The Pecore decision states that where assets are transferred without consideration (such as to a child to avoid probate), the presumption of a resulting trust will operate in almost all cases save transfers from a parent to a minor child. This means that when a parent transfers assets into a joint account with one child, there must be evidence of the intention to make a gift to that specific child or the joint account is presumed to be held in trust for the parent’s estate and the proceeds are divided pursuant to the parent’s will. In certain cases it may have been the parent’s intention to share the funds with all their children equally; however, in other cases the parent may have wanted a specific allocation to a specific child.

In order to avoid the presumption of a resulting trust post Pecore, lawyers have been yelling from the rooftops that people need to document their intention in regard to joint accounts. Well, the enterprising law firm of Fish & Associates has tried to come to the aid of Canadians with The Joint Asset Planning Kit.

For $45 the firm will sell you a 15 page document that, according to the website, “allows a parent to clearly express his or her intentions regarding joint parent-child accounts. If a parent wants the assets in a joint account to go to the joint owner, then this is spelled out clearly in the document.”

On the website, Barry Fish states that he took “pains” to ensure that The Joint Asset Planning Kit can't override a will. “We've been very, very careful to ensure that, under no circumstances, do we ever want this document to be construed as a revocation of a prior will or testamentary disposition.”

I want to be clear of two things at this point. Firstly, I have never met Barry Fish or any of his associates (although we were quoted together in this article on estate planning for the black sheep child) and I am not receiving any compensation for discussing their website. Secondly, I can only rely on Mr. Fish’s assertion that this kit will stand up in a court without having any effect on a prior will.

If you have a lawyer, I suggest you consider meeting with them to draft a document stating your intention in regard to any joint bank accounts (this is the case whether you want a joint account to be shared equally by your children or not).

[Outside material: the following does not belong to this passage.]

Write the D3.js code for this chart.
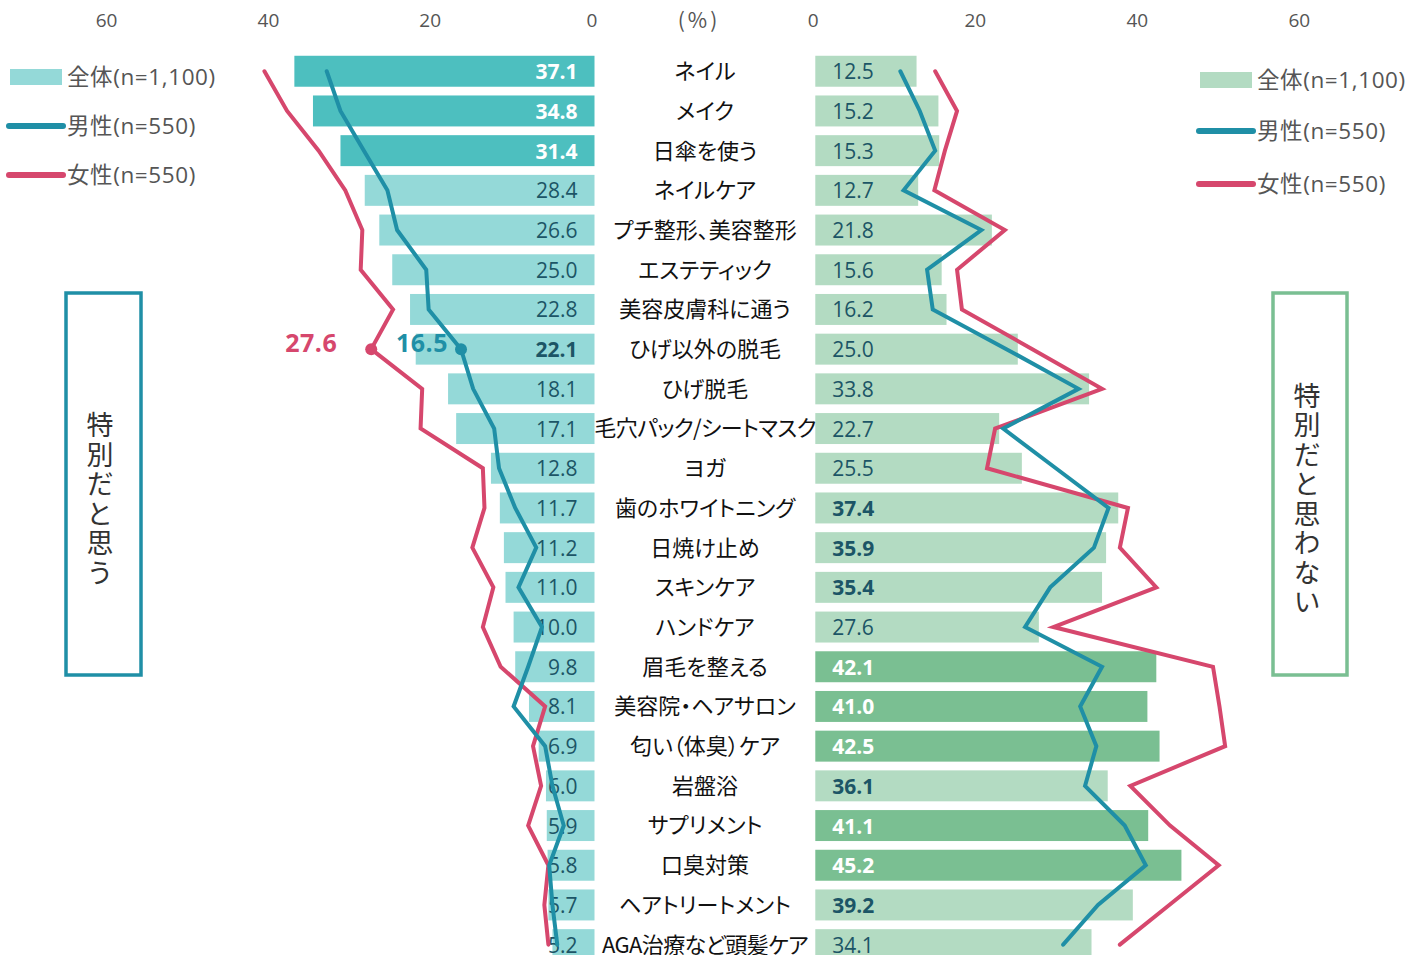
<!DOCTYPE html>
<html>
<head>
<meta charset="utf-8">
<script src="https://cdn.jsdelivr.net/npm/d3@7"></script>
<style>
  body { margin: 0; background: #fff; }
  text { font-family: "Open Sans", "Noto Sans CJK JP", sans-serif; }
  .jp { font-family: "Noto Sans CJK JP", sans-serif; font-feature-settings: "palt"; }
  .vert { font-family: "Noto Sans CJK JP", sans-serif; writing-mode: vertical-rl; }
</style>
</head>
<body>
<div id="chart-area"></div>
<script>
// categories, top to bottom
const categories = ["ネイル", "メイク", "日傘を使う", "ネイルケア", "プチ整形、美容整形", "エステティック",
  "美容皮膚科に通う", "ひげ以外の脱毛", "ひげ脱毛", "毛穴パック/シートマスク", "ヨガ", "歯のホワイトニング",
  "日焼け止め", "スキンケア", "ハンドケア", "眉毛を整える", "美容院・ヘアサロン", "匂い（体臭）ケア",
  "岩盤浴", "サプリメント", "口臭対策", "ヘアトリートメント", "AGA治療など頭髪ケア"]

// 特別だと思う
const yesTotal = [37.1, 34.8, 31.4, 28.4, 26.6, 25.0, 22.8, 22.1, 18.1, 17.1, 12.8, 11.7, 11.2, 11.0, 10.0, 9.8, 8.1, 6.9, 6.0, 5.9, 5.8, 5.7, 5.2]
const yesMale = [33.1, 31.4, 28.5, 25.6, 24.4, 20.8, 20.5, 16.5, 15.0, 12.4, 11.8, 9.8, 7.2, 9.4, 6.5, 8.2, 10.0, 6.1, 5.2, 3.8, 5.6, 5.2, 4.6]
const yesFemale = [40.8, 38.0, 34.1, 30.8, 28.7, 28.9, 24.9, 27.6, 21.3, 21.5, 13.8, 13.6, 15.1, 12.5, 13.8, 11.6, 6.1, 7.6, 6.6, 8.2, 5.7, 6.2, 5.7]
// 2 = highlighted bar, 1 = bold label, 0 = plain
const yesMark = [2, 2, 2, 0, 0, 0, 0, 1, 0, 0, 0, 0, 0, 0, 0, 0, 0, 0, 0, 0, 0, 0, 0]

// 特別だと思わない
const noTotal = [12.5, 15.2, 15.3, 12.7, 21.8, 15.6, 16.2, 25.0, 33.8, 22.7, 25.5, 37.4, 35.9, 35.4, 27.6, 42.1, 41.0, 42.5, 36.1, 41.1, 45.2, 39.2, 34.1]
const noMale = [10.5, 12.9, 14.8, 10.9, 20.5, 13.8, 14.5, 23.6, 32.5, 23.2, 29.7, 36.2, 34.4, 29.0, 25.9, 35.4, 32.7, 34.7, 33.3, 38.2, 40.8, 34.9, 30.6]
const noFemale = [14.8, 17.5, 16.0, 14.7, 23.4, 17.5, 18.1, 26.8, 35.4, 22.2, 21.2, 38.6, 37.6, 42.1, 29.4, 49.1, 49.9, 50.6, 38.9, 43.8, 49.8, 43.7, 37.6]
const noMark = [0, 0, 0, 0, 0, 0, 0, 0, 0, 0, 0, 1, 1, 1, 0, 2, 2, 2, 1, 2, 2, 1, 0]

const ticks = [0, 20, 40, 60]
const legendLabels = ["全体(n=1,100)", "男性(n=550)", "女性(n=550)"]
const sideTitles = ["特別だと思う", "特別だと思わない"]
const unitLabel = "(%)"
// labelled points on the left side
const callouts = [{ row: 7, series: "female", value: 27.6 }, { row: 7, series: "male", value: 16.5 }]

const COLORS = {
  yesHigh: "#4dbfbf", yesLow: "#94d9d8",
  noHigh: "#7abf92", noLow: "#b3dbc2",
  male: "#1f8fa6", female: "#d6476d",
  labelDark: "#1c5566", axis: "#555"
}

const WIDTH = 1423, HEIGHT = 955

const svg = d3.select("#chart-area").append("svg")
  .attr("width", WIDTH)
  .attr("height", HEIGHT)

const rows = categories.map((c, i) => ({
  i, cat: c,
  yes: yesTotal[i], yesM: yesMale[i], yesF: yesFemale[i], yesMark: yesMark[i],
  no: noTotal[i], noM: noMale[i], noF: noFemale[i], noMark: noMark[i]
}))

const y = d3.scaleBand()
  .domain(d3.range(categories.length))
  .range([51.4, 51.4 + 39.7 * categories.length])
  .paddingInner(0.22)
  .paddingOuter(0.11)
const yc = i => y(i) + y.bandwidth() / 2

const xL = d3.scaleLinear().domain([0, 60]).range([594.5, 594.5 - 60 * 8.09])
const xR = d3.scaleLinear().domain([0, 60]).range([815.3, 815.3 + 60 * 8.1])

// top axes
function drawAxis(scale, shift) {
  const g = svg.append("g")
    .attr("transform", `translate(${shift}, 27)`)
    .call(d3.axisTop(scale).tickValues(ticks).tickSize(0).tickPadding(0))
  g.select(".domain").remove()
  g.selectAll("text")
    .attr("fill", COLORS.axis)
    .attr("font-size", "19px")
    .style("font-family", "'Open Sans', sans-serif")
}
drawAxis(xL, -3)
drawAxis(xR, -2.5)

svg.append("text")
  .attr("class", "jp")
  .attr("x", 699)
  .attr("y", 20)
  .attr("dy", "0.36em")
  .attr("text-anchor", "middle")
  .attr("font-size", "21px")
  .attr("letter-spacing", "3px")
  .attr("fill", COLORS.axis)
  .text(unitLabel)

// left bars
svg.selectAll("rect.yes")
  .data(rows)
  .enter().append("rect")
  .attr("class", "yes")
  .attr("x", d => xL(d.yes))
  .attr("y", d => y(d.i))
  .attr("width", d => xL(0) - xL(d.yes))
  .attr("height", y.bandwidth())
  .attr("fill", d => d.yesMark === 2 ? COLORS.yesHigh : COLORS.yesLow)

// right bars
svg.selectAll("rect.no")
  .data(rows)
  .enter().append("rect")
  .attr("class", "no")
  .attr("x", xR(0))
  .attr("y", d => y(d.i))
  .attr("width", d => xR(d.no) - xR(0))
  .attr("height", y.bandwidth())
  .attr("fill", d => d.noMark === 2 ? COLORS.noHigh : COLORS.noLow)

// value labels
svg.selectAll("text.yesVal")
  .data(rows)
  .enter().append("text")
  .attr("class", "yesVal")
  .attr("x", xL(0) - 17)
  .attr("y", d => yc(d.i))
  .attr("dy", "0.38em")
  .attr("text-anchor", "end")
  .attr("font-size", "21px")
  .attr("font-weight", d => d.yesMark > 0 ? "bold" : "normal")
  .attr("fill", d => d.yesMark === 2 ? "#fff" : COLORS.labelDark)
  .text(d => d.yes.toFixed(1))

svg.selectAll("text.noVal")
  .data(rows)
  .enter().append("text")
  .attr("class", "noVal")
  .attr("x", xR(0) + 17)
  .attr("y", d => yc(d.i))
  .attr("dy", "0.38em")
  .attr("font-size", "21px")
  .attr("font-weight", d => d.noMark > 0 ? "bold" : "normal")
  .attr("fill", d => d.noMark === 2 ? "#fff" : COLORS.labelDark)
  .text(d => d.no.toFixed(1))

// category names (long ones squeezed a little so they fit between the bars)
svg.selectAll("text.cat")
  .data(rows)
  .enter().append("text")
  .attr("class", "cat jp")
  .attr("x", 705)
  .attr("y", d => yc(d.i))
  .attr("dy", "0.36em")
  .attr("text-anchor", "middle")
  .attr("font-size", "22px")
  .attr("letter-spacing", d => d.cat.length > 10 ? "-0.6px" : null)
  .attr("fill", "#111")
  .text(d => d.cat)

// male / female lines
const lineL = key => d3.line().x(d => xL(d[key])).y(d => yc(d.i))
const lineR = key => d3.line().x(d => xR(d[key])).y(d => yc(d.i))

const lines = [
  { gen: lineL("yesF"), color: COLORS.female },
  { gen: lineL("yesM"), color: COLORS.male },
  { gen: lineR("noF"), color: COLORS.female },
  { gen: lineR("noM"), color: COLORS.male }
]
lines.forEach(l => {
  svg.append("path")
    .datum(rows)
    .attr("d", l.gen)
    .attr("fill", "none")
    .attr("stroke", l.color)
    .attr("stroke-width", 4)
    .attr("stroke-linejoin", "miter")
    .attr("stroke-linecap", "round")
})

// callouts
callouts.forEach(c => {
  const female = c.series === "female"
  const color = female ? COLORS.female : COLORS.male
  svg.append("circle")
    .attr("cx", xL(c.value))
    .attr("cy", yc(c.row))
    .attr("r", 6)
    .attr("fill", color)
  svg.append("text")
    .attr("x", xL(c.value) - (female ? 34 : 13))
    .attr("y", yc(c.row) - 6)
    .attr("dy", "0.36em")
    .attr("text-anchor", "end")
    .attr("font-size", "25px")
    .attr("font-weight", "bold")
    .attr("letter-spacing", "0.5px")
    .attr("fill", color)
    .text(c.value.toFixed(1))
})

// legends
function drawLegend(x0, y0s, swatchColor) {
  const g = svg.append("g")
  g.append("rect")
    .attr("x", x0 + 2).attr("y", y0s[0] - 8)
    .attr("width", 52).attr("height", 16)
    .attr("fill", swatchColor)
  g.append("line")
    .attr("x1", x0 + 1).attr("x2", x0 + 55)
    .attr("y1", y0s[1]).attr("y2", y0s[1])
    .attr("stroke", COLORS.male).attr("stroke-width", 6).attr("stroke-linecap", "round")
  g.append("line")
    .attr("x1", x0 + 1).attr("x2", x0 + 55)
    .attr("y1", y0s[2]).attr("y2", y0s[2])
    .attr("stroke", COLORS.female).attr("stroke-width", 6).attr("stroke-linecap", "round")
  legendLabels.forEach((t, k) => {
    g.append("text")
      .attr("x", x0 + 59)
      .attr("y", y0s[k])
      .attr("dy", "0.36em")
      .attr("font-size", "22.5px")
      .attr("letter-spacing", "0.6px")
      .attr("fill", COLORS.axis)
      .text(t)
  })
}
drawLegend(8, [77, 126, 175], COLORS.yesLow)
drawLegend(1198, [80, 131, 184], COLORS.noLow)

// side boxes with vertical titles
function drawSideBox(x, w, top, bottom, color, title, tx) {
  svg.append("rect")
    .attr("x", x).attr("y", top)
    .attr("width", w).attr("height", bottom - top)
    .attr("fill", "none")
    .attr("stroke", color)
    .attr("stroke-width", 3.5)
  svg.append("text")
    .attr("class", "vert")
    .attr("x", tx)
    .attr("y", 500)
    .attr("text-anchor", "middle")
    .attr("font-size", "27px")
    .attr("letter-spacing", "2.5px")
    .attr("fill", "#333")
    .text(title)
}
drawSideBox(66, 75, 293, 675, COLORS.male, sideTitles[0], 100)
drawSideBox(1273, 74, 293, 675, COLORS.noHigh, sideTitles[1], 1307)
</script>
</body>
</html>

If you do not have a lawyer, you may wish to consider purchasing The Joint Asset Planning Kit, but be clear, I am not endorsing such, just noting the kits existence for your consideration.

The blogs posted on The Blunt Bean Counter provide information of a general nature. These posts should not be considered specific advice; as each reader's personal financial situation is unique and fact specific. Please contact a professional advisor prior to implementing or acting upon any of the information contained in one of the blogs.


  1. Mark,

    Let start by saying, I am not a lawyer. I am an accountant like you.

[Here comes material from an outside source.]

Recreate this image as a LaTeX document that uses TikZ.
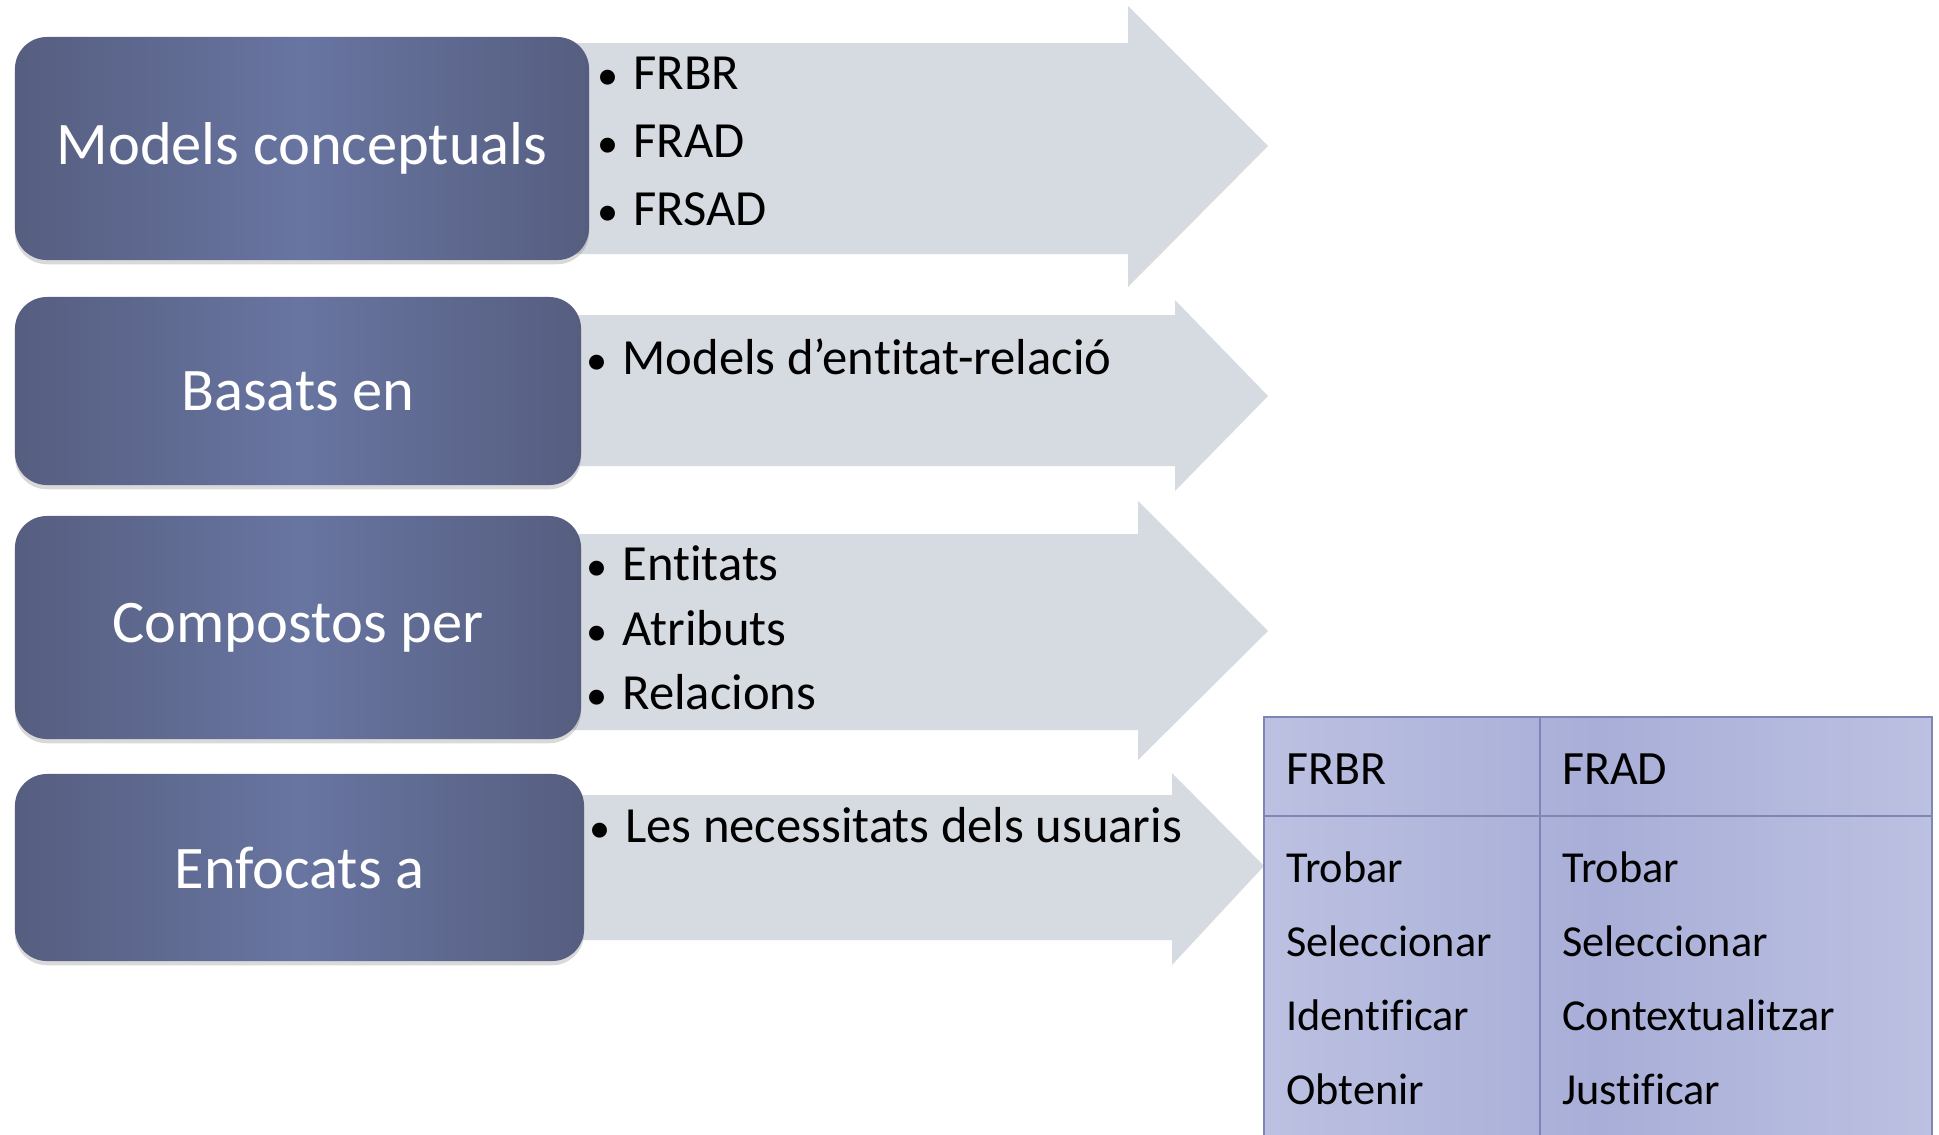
\documentclass[tikz,border=0pt]{standalone}
\usepackage{fontspec}
\setmainfont{Carlito}[Ligatures=NoCommon]
\usetikzlibrary{shadows}
\definecolor{boxdark}{RGB}{86,94,128}
\definecolor{boxlight}{RGB}{104,117,161}
\definecolor{arrowgray}{RGB}{214,218,225}
\definecolor{tabfill}{RGB}{168,174,215}
\definecolor{tablight}{RGB}{188,193,226}
\definecolor{tabline}{RGB}{126,134,182}
\tikzset{
    catbox/.style={rounded corners=0.8cm, left color=boxdark, right color=boxdark, middle color=boxlight,
        text=white, font=\fontsize{43}{50}\selectfont,
        drop shadow={shadow xshift=0pt, shadow yshift=-3pt, opacity=0.3}},
    bigarrow/.style={fill=arrowgray},
    item/.style={anchor=base west, inner sep=0pt, font=\fontsize{36}{42}\selectfont},
    cell/.style={anchor=base west, inner sep=0pt, font=\fontsize{31.5}{38}\selectfont}
}
\newcommand{\bul}{{\fontsize{30}{36}\selectfont\textbullet}\hspace{0.3em}}

\begin{document}
\begin{tikzpicture}[x=0.025cm,y=-0.025cm]
\clip (0,0) rectangle (1939,1134);
% arrows behind the boxes
\fill[bigarrow] (500,43) -- (1128,43) -- (1128,6) -- (1268,146) -- (1128,287) -- (1128,254) -- (500,254) -- cycle;
\fill[bigarrow] (500,315) -- (1175,315) -- (1175,300) -- (1268,396) -- (1175,491) -- (1175,466) -- (500,466) -- cycle;
\fill[bigarrow] (500,534) -- (1138,534) -- (1138,501) -- (1268,631) -- (1138,760) -- (1138,730) -- (500,730) -- cycle;
\fill[bigarrow] (500,795) -- (1172,795) -- (1172,773) -- (1264,866) -- (1172,965) -- (1172,940) -- (500,940) -- cycle;
% boxes
\node[catbox, minimum width=14.35cm, minimum height=5.575cm] (models) at (302,148.5) {Models conceptuals};
\node[catbox, minimum width=14.15cm, minimum height=4.7cm] (basats) at (298,391) {Basats en};
\node[catbox, minimum width=14.15cm, minimum height=5.575cm] (compostos) at (298,627.5) {Compostos per};
\node[catbox, minimum width=14.225cm, minimum height=4.675cm] (enfocats) at (299.5,867.5) {Enfocats a};
% items
\foreach \t [count=\i] in {FRBR,FRAD,FRSAD}
    \node[item] (m\i) at (597,21.5+68*\i) {\bul\t};
\node[item] (b1) at (586,374) {\bul Models d’entitat-relació};
\foreach \t [count=\i] in {Entitats,Atributs,Relacions}
    \node[item] (c\i) at (586,516+64.5*\i) {\bul\t};
\node[item] (e1) at (589,842) {\bul Les necessitats dels usuaris};
% table
\coordinate (tnw) at (1264,717);
\coordinate (tse) at (1932,1150);
\draw[tabline, line width=1.5pt, left color=tablight, right color=tablight, middle color=tabfill] (tnw) rectangle (tse);
\draw[tabline, line width=1.5pt] (1540,717) -- (1540,1150);
\draw[tabline, line width=1.5pt] (1264,816) -- (1932,816);
\node[cell, font=\fontsize{34}{40}\selectfont] (h1) at (1286,784) {FRBR};
\node[cell, font=\fontsize{34}{40}\selectfont] (h2) at (1562,784) {FRAD};
\foreach \a/\b [count=\i] in {Trobar/Trobar,Seleccionar/Seleccionar,Identificar/Contextualitzar,Obtenir/Justificar}{
    \node[cell] (l\i) at (1286,808+74*\i) {\a};
    \node[cell] (r\i) at (1562,808+74*\i) {\b};
}
\end{tikzpicture}
\end{document}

    I was speaking a while back with an estate planning lawyer I know and he had mentioned to me that the concept of a side document, in his opinion, would not work (if challenged) when the plan is to pass the assets to someone other than the surviving owners.

    His argument was that a joint account is an arrangement where both owners have equal and unrestricted access to the accounts assets. If the side document indicates that other parties are entitled to the assets then the document effectively confirms the account is not a true joint arrangement and should then pass to the estate.

    I come across clients every day with joint ownership issues and I too go to great lengths to explain the pitfalls of these arrangements. Joint accounts are not simple at all and care needs to be taken to plan appropriately.

  2. Hi Dean:

    Thanks for your comments. As we are both accountants and not lawyers, I don’t want to get into legal concepts and issues that are beyond our expertise. In the blog I comment that where there is a joint account with a child, the courts have said there must be evidence of the intention to make a gift to that specific child or the joint account is presumed to be held in trust for the parent’s estate. As, I understand the side document provides evidence of that intention. On the flip side, if the document states the joint account was held for all the children, I would assume that confirms the account was as you say, not a true joint arrangement and the funds belong to the estate. The issue then appears to be whether the joint account would be subject to probate if its legal nature was not a joint account. Anyways, as I say in my blog and you say in your comment, this is a complex area and people need professional legal advice before opening joint accounts.